### Written task
Read the material below and tally how many lines hold the word "that", giving the number and nothing else.

◇ ◇ ◇

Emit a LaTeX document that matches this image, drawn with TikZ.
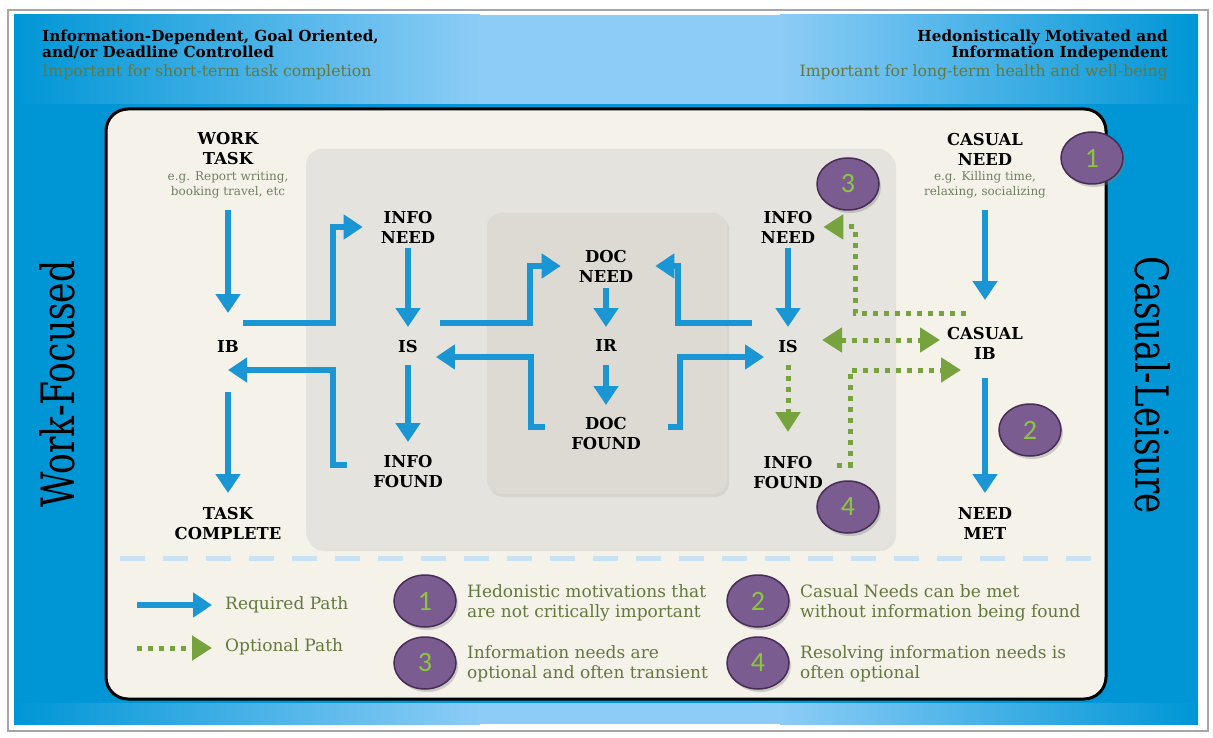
\documentclass[tikz,border=0pt]{standalone}
\usepackage{fontspec}
\setmainfont{DejaVu Serif}
\newfontfamily\digitfont{Carlito}
\usetikzlibrary{arrows.meta, shapes.geometric, shadows}
\definecolor{bandblue}{RGB}{0,150,214}
\definecolor{bandlight}{RGB}{140,204,246}
\definecolor{cream}{RGB}{245,242,234}
\definecolor{panelgray}{RGB}{229,227,221}
\definecolor{innergray}{RGB}{220,218,211}
\definecolor{reqblue}{RGB}{27,150,212}
\definecolor{optgreen}{RGB}{118,163,62}
\definecolor{keygreen}{RGB}{100,120,62}
\definecolor{egtext}{RGB}{110,128,96}
\definecolor{badgefill}{RGB}{123,92,145}
\definecolor{badgeedge}{RGB}{70,45,85}
\definecolor{digitgreen}{RGB}{140,198,63}
\definecolor{dashblue}{RGB}{200,225,243}
\tikzset{
  reqtip/.tip={Triangle[length=19pt,width=24pt]},
  optip/.tip={Triangle[length=20pt,width=24pt]},
  lbl/.style={font=\bfseries\fontsize{16.4}{20}\selectfont, align=center, inner sep=0pt},
  eg/.style={font=\fontsize{12}{15}\selectfont, text=egtext, align=center, inner sep=0pt},
  req/.style={draw=reqblue, line width=6pt, line join=miter, -reqtip},
  opt/.style={draw=optgreen, line width=5pt, dash pattern=on 5pt off 6pt, line join=miter, -optip},
  badge/.style={ellipse, fill=badgefill, draw=badgeedge, line width=1.5pt, minimum width=62pt,
    minimum height=52pt, inner sep=0pt, text=digitgreen, font=\digitfont\fontsize{28}{28}\selectfont,
    drop shadow={opacity=0.35, shadow xshift=2pt, shadow yshift=-3pt}},
  key/.style={font=\fontsize{17}{20}\selectfont, text=keygreen, anchor=west, align=left, inner sep=0pt},
  head/.style={font=\bfseries\fontsize{15.2}{16}\selectfont, inner sep=0pt},
  subhead/.style={font=\fontsize{15.7}{16}\selectfont, text=keygreen, inner sep=0pt},
  side/.style={font=\fontsize{46}{46}\selectfont, inner sep=0pt},
  toblue/.style={left color=bandlight, right color=bandblue},
  fromblue/.style={left color=bandblue, right color=bandlight}
}
\begin{document}
\begin{tikzpicture}[x=1pt, y=-1pt]
    \useasboundingbox (0,0) rectangle (1213,738);
    \fill[white] (0,0) rectangle (1213,738);
    \draw[black!35, line width=1.5pt] (8,10) rectangle (1208,731);
    \fill[bandblue] (14,15) rectangle (1198,724);
    \shade[fromblue] (14,15) rectangle (480,104);
    \fill[bandlight] (479,15) rectangle (781,104);
    \shade[toblue] (780,15) rectangle (1198,104);
    \shade[fromblue] (14,703) rectangle (480,724);
    \fill[bandlight] (479,703) rectangle (781,724);
    \shade[toblue] (780,703) rectangle (1198,724);
    \filldraw[fill=cream, draw=black, line width=3pt, rounded corners=22pt] (106,109) rectangle (1106,699);
    \fill[panelgray, rounded corners=16pt, drop shadow={opacity=0.15, shadow xshift=2pt, shadow yshift=-3pt}] (306,149) rectangle (894,548);
    \fill[innergray, rounded corners=14pt, drop shadow={opacity=0.15, shadow xshift=2pt, shadow yshift=-3pt}] (487,213) rectangle (727,494);
    \draw[dashblue, line width=5pt, dash pattern=on 25pt off 18pt] (120,558) -- (1095,558);

    \node[head, anchor=base west] (headL1) at (42,42) {Information-Dependent, Goal Oriented,};
    \node[head, anchor=base west] (headL2) at (42,58) {and/or Deadline Controlled};
    \node[subhead, anchor=base west] (subL) at (42,77) {Important for short-term task completion};
    \node[head, anchor=base east] (headR1) at (1168,42) {Hedonistically Motivated and};
    \node[head, anchor=base east] (headR2) at (1168,58) {Information Independent};
    \node[subhead, anchor=base east] (subR) at (1168,77) {Important for long-term health and well-being};

    \node[side, rotate=90] (workside) at (57,384) {\scalebox{0.75}[1]{Work-Focused}};
    \node[side, rotate=-90] (casualside) at (1153,385) {\scalebox{0.74}[1]{Casual-Leisure}};

    \node[lbl] (worktask) at (228,149) {WORK\\TASK};
    \node[eg] (worktaskeg) at (228,185) {e.g. Report writing,\\booking travel, etc};
    \node[lbl] (ib) at (228,347) {IB};
    \node[lbl] (taskdone) at (228,524) {TASK\\COMPLETE};
    \node[lbl] (infoneedL) at (408,227) {INFO\\NEED};
    \node[lbl] (isL) at (408,347) {IS};
    \node[lbl] (infofoundL) at (408,472) {INFO\\FOUND};
    \node[lbl] (docneed) at (606,266) {DOC\\NEED};
    \node[lbl] (ir) at (606,346) {IR};
    \node[lbl] (docfound) at (606,434) {DOC\\FOUND};
    \node[lbl] (infoneedR) at (788,227) {INFO\\NEED};
    \node[lbl] (isR) at (788,347) {IS};
    \node[lbl] (infofoundR) at (788,473) {INFO\\FOUND};
    \node[lbl] (casualneed) at (985,149) {CASUAL\\NEED};
    \node[eg] (casualneedeg) at (985,185) {e.g. Killing time,\\relaxing, socializing};
    \node[lbl] (casualib) at (985,343) {CASUAL\\IB};
    \node[lbl] (needmet) at (985,524) {NEED\\MET};

    \draw[req] (worktask |- 0,210) -- (ib |- 0,313);
    \draw[req] (ib |- 0,392) -- (taskdone |- 0,493);
    \draw[req] (243,323) -- (333,323) |- ([xshift=-18pt]infoneedL.west);
    \draw[req] (infoneedL |- 0,248) -- (isL |- 0,327);
    \draw[req] (isL |- 0,365) -- (infofoundL |- 0,442);
    \draw[req] (347,465) -- (333,465) |- (ib |- 0,370);
    \draw[req] (440,323) -- (530,323) |- ([xshift=-18pt]docneed.west);
    \draw[req] (docneed |- 0,288) -- (ir |- 0,327);
    \draw[req] (ir |- 0,365) -- (docfound |- 0,405);
    \draw[req] (545,427) -- (531,427) |- ([shift={(18pt,-10pt)}]isL.east);
    \draw[req] (752,323) -- (678,323) |- ([xshift=22pt]docneed.east);
    \draw[req] (668,427) -- (680,427) |- ([shift={(-14pt,-10pt)}]isR.west);
    \draw[req] (infoneedR |- 0,248) -- (isR |- 0,327);
    \draw[req] (casualneed |- 0,210) -- (casualib |- 0,300);
    \draw[req] (casualib |- 0,378) -- (needmet |- 0,493);

    \draw[opt] (isR |- 0,365) -- (infofoundR |- 0,432);
    \draw[opt] (966,313) -- (855,313) |- ([xshift=8pt]infoneedR.east);
    \draw[opt, optip-optip] (822,340) -- (940,340);
    \draw[opt] (837,465) -- (850,465) |- (961,370);

    \node[badge] (b1) at (1092,158) {1};
    \node[badge] (b3) at (848,184) {3};
    \node[badge] (b2) at (1030,430) {2};
    \node[badge] (b4) at (848,507) {4};

    \coordinate (reqstart) at (137,605);
    \coordinate (reqend) at (212,605);
    \draw[req] (reqstart) -- (reqend);
    \node[key] (reqkey) at (225,605) {Required Path};
    \coordinate (optstart) at (137,648);
    \coordinate (optend) at (212,648);
    \draw[opt] (optstart) -- (optend);
    \node[key] (optkey) at (225,647) {Optional Path};

    \node[badge] (k1) at (425,601) {1};
    \node[key] (k1text) at (467,603) {Hedonistic motivations that\\are not critically important};
    \node[badge] (k3) at (425,663) {3};
    \node[key] (k3text) at (467,664) {Information needs are\\optional and often transient};
    \node[badge] (k2) at (758,601) {2};
    \node[key] (k2text) at (800,603) {Casual Needs can be met\\without information being found};
    \node[badge] (k4) at (758,663) {4};
    \node[key] (k4text) at (800,664) {Resolving information needs is\\often optional};
\end{tikzpicture}
\end{document}
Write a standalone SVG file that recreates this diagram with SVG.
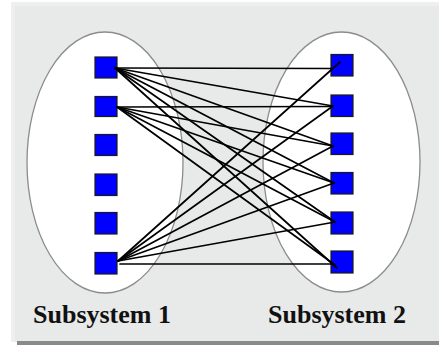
<svg xmlns="http://www.w3.org/2000/svg" width="439" height="345" viewBox="0 0 439 345">
<style>
.sub{fill:#ffffff;stroke:#8c8c8c;stroke-width:1.3}
.nd{fill:#0000ff;stroke:#1a1a1a;stroke-width:1.2}
.ln{stroke:#000;stroke-width:1.7;fill:none;stroke-linecap:round}
.lbl{font-family:"Liberation Serif","Times New Roman",serif;font-weight:bold;font-size:26px;fill:#111}
</style>
<rect x="0" y="0" width="439" height="345" fill="#ffffff"/>
<rect x="11" y="2" width="428" height="340" fill="#eef0ef"/>
<rect x="15" y="6" width="424" height="336" fill="#e8e9e9"/>
<rect x="17" y="341" width="422" height="4" fill="#8a8a8a"/>
<g id="subsystem1"><ellipse class="sub" cx="105" cy="162.5" rx="78" ry="130.5"/></g>
<g id="subsystem2"><ellipse class="sub" cx="341.5" cy="162" rx="78.5" ry="130"/></g>
<g id="L1"><rect class="nd" x="95" y="57" width="22" height="21"/></g>
<g id="L2"><rect class="nd" x="95" y="96.5" width="22" height="20"/></g>
<g id="L3"><rect class="nd" x="95" y="134.5" width="22" height="21"/></g>
<g id="L4"><rect class="nd" x="95" y="174" width="22" height="21.5"/></g>
<g id="L5"><rect class="nd" x="95" y="212.5" width="22" height="21.5"/></g>
<g id="L6"><rect class="nd" x="95" y="252.5" width="22" height="21.5"/></g>
<g id="R1"><rect class="nd" x="331" y="54.5" width="22" height="21.5"/></g>
<g id="R2"><rect class="nd" x="331" y="95" width="22" height="21.5"/></g>
<g id="R3"><rect class="nd" x="331" y="133" width="22" height="21.5"/></g>
<g id="R4"><rect class="nd" x="331" y="172.5" width="22" height="21.5"/></g>
<g id="R5"><rect class="nd" x="331" y="212" width="22" height="22"/></g>
<g id="R6"><rect class="nd" x="331" y="251" width="22" height="22"/></g>
<g id="connectors">
<line class="ln" x1="117" y1="68" x2="332" y2="68.5"/>
<line class="ln" x1="115" y1="68" x2="333" y2="106"/>
<line class="ln" x1="115" y1="68" x2="333" y2="146"/>
<line class="ln" x1="115" y1="68" x2="334" y2="183"/>
<line class="ln" x1="115" y1="68" x2="335" y2="222"/>
<line class="ln" x1="115" y1="68" x2="337" y2="268"/>
<line class="ln" x1="119" y1="107" x2="333" y2="106.5"/>
<line class="ln" x1="117" y1="107" x2="333" y2="146"/>
<line class="ln" x1="117" y1="107" x2="334" y2="183"/>
<line class="ln" x1="117" y1="107" x2="335" y2="222"/>
<line class="ln" x1="117" y1="107" x2="335" y2="265"/>
<line class="ln" x1="118" y1="261" x2="340" y2="62"/>
<line class="ln" x1="118" y1="261" x2="333" y2="106"/>
<line class="ln" x1="118" y1="261" x2="333" y2="146"/>
<line class="ln" x1="118" y1="261" x2="334" y2="183"/>
<line class="ln" x1="118" y1="261" x2="335" y2="222"/>
<line class="ln" x1="120" y1="264" x2="334" y2="264"/>
</g>
<text class="lbl" x="33" y="323">Subsystem 1</text>
<text class="lbl" x="268" y="323">Subsystem 2</text>
</svg>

◇ ◇ ◇

### Written response
3